In fact, Zarif, the Iranian foreign minister, said Monday that Iran would not agree to any restrictions on its nuclear energy program and that steps the U.S. and Europe have taken to date to stop its nuclear program have only resulted in more “progress in the country’s nuclear technology.”
“Depriving Iran of [its] nuclear energy program cannot be a solution to the issue because Iran has achieved the nuclear know-how and technology,” he said, adding that the world powers should simply accept the realities of the Iranian nuclear energy program.
Pletka said Iran must “theoretically give something up to the IAEA, and in the view of the French government it absolutely must. The problem is, if we get to the second week of November and it has not given up anything, will the P5+1 be willing to implement new sanctions?”

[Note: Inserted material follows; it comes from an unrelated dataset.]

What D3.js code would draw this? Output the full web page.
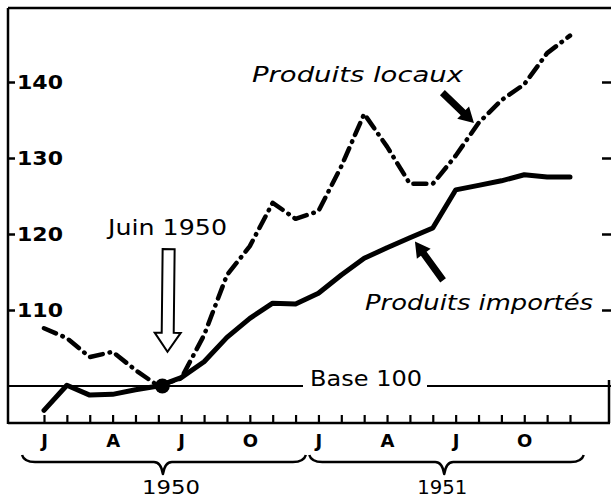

Although members of Congress have said additional sanctions would be needed if an agreement is not achieved, Pletka said the “Iranians do not believe what they hear only what they see — and there is a possibility that sanctions will be loosened without answering the IAEA’s questions.”
“And why not?” he added. “It has happened twice already.”
Some 353 members of Congress made the same observation and sent a bi-partisan letter to Secretary of State John Kerry Oct. 1 questioning Iran’s actions.
“The only reasonable conclusion for its stonewalling of international investigators,” the letter said, “is that Tehran does indeed have much to hide.”